Salter was born on June 10, 1925 and grew up in New York City. He resigned from the Air Force after twelve years when his first novel came out in 1957, and has since earned his living as a writer.
Light Years is a novel about a married couple, Viri and Nedra, who live in New York State. The whole story revolves around their life with their children, work, home, friends, and dinners and get-togethers with their fellow neighbors, co-workers and friends. This is seemingly what every American couple looks like to outsiders; but Salter shows between the cracks of their lives and what can really happen in a seemingly normal life.
The book starts off by showing you what you believe to be a normal American family. Soon after, you realize that things are not all right; Viri is having an affair with a fellow female co-worker. Things are kept hush-hush and it seems to be the only problem the audience is going to see. Then, you catch a glimpse into Nedra’s thoughts, and you see that the same thing is happening with her, only her with a family friend.
The novel touches on these harsh subjects in a slow building way that shows flaw after flaw until you get the real picture. Salter first lets the audience see this married couple and their life; but only hits the very surface of what there is to know. Then, he lets crack after crack slip through this perfect picture until all you see are flaws, and you can never go back to seeing the original picture.

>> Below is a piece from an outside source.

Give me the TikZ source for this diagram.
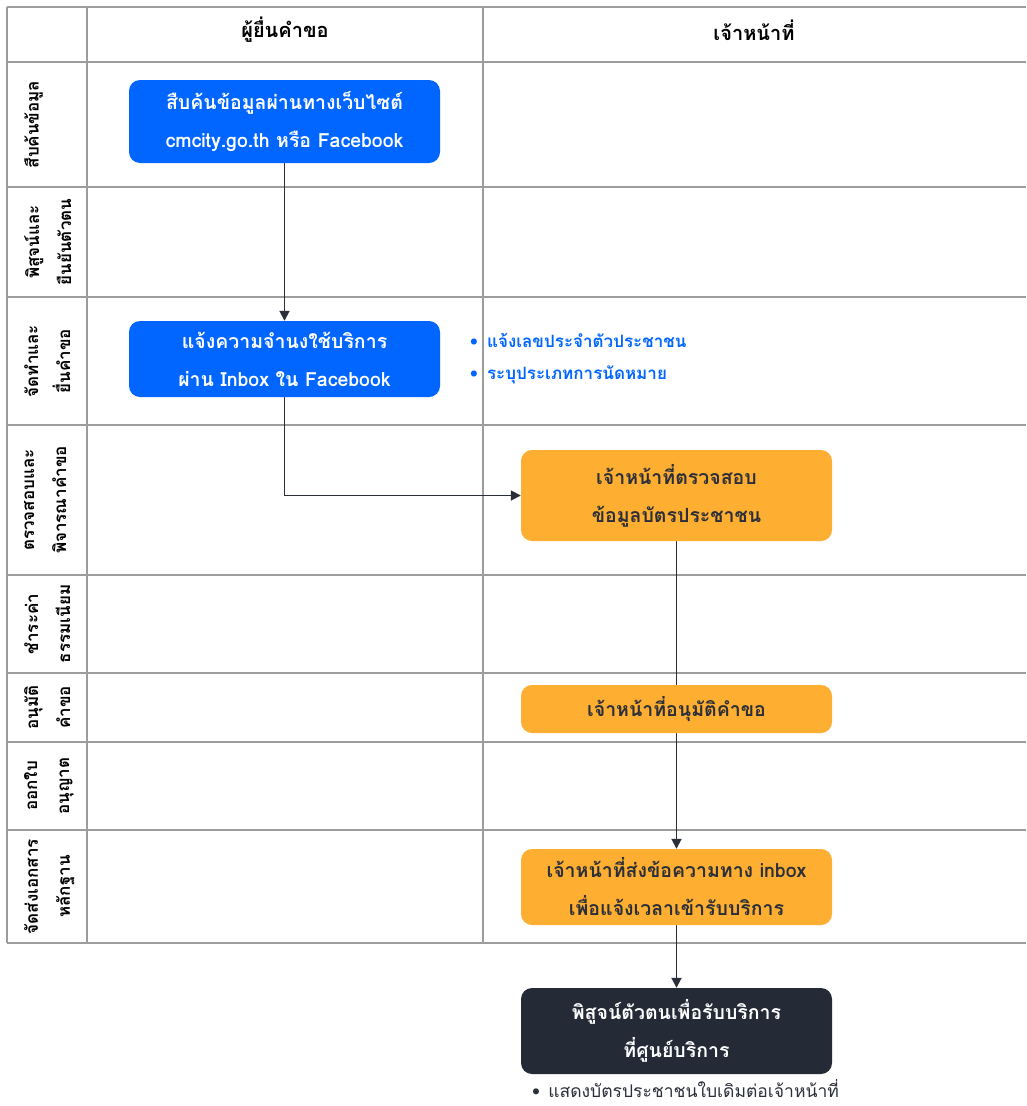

One realization that Viri comes to one morning shows that he does in fact see the perfect life he could irrevocably have:
There is no happiness like this happiness: quiet mornings, light from the
river, the weekend ahead. They lived a Russian life, a rich life,
interwoven, in which the misfortune of one, a failure, illness, would stagger
them all. It was like a garment, this life. Its beauty was outside,
its warmth within.
I believe that this touches upon the aspect of “what is the American dream”? These people have what most would consider the ‘American dream’; a perfect family, healthy children, loving friends and family. But Salter dares to show the juxtaposition between this American dream of a life, and what is quite possibly a better reality of a typical Americans life.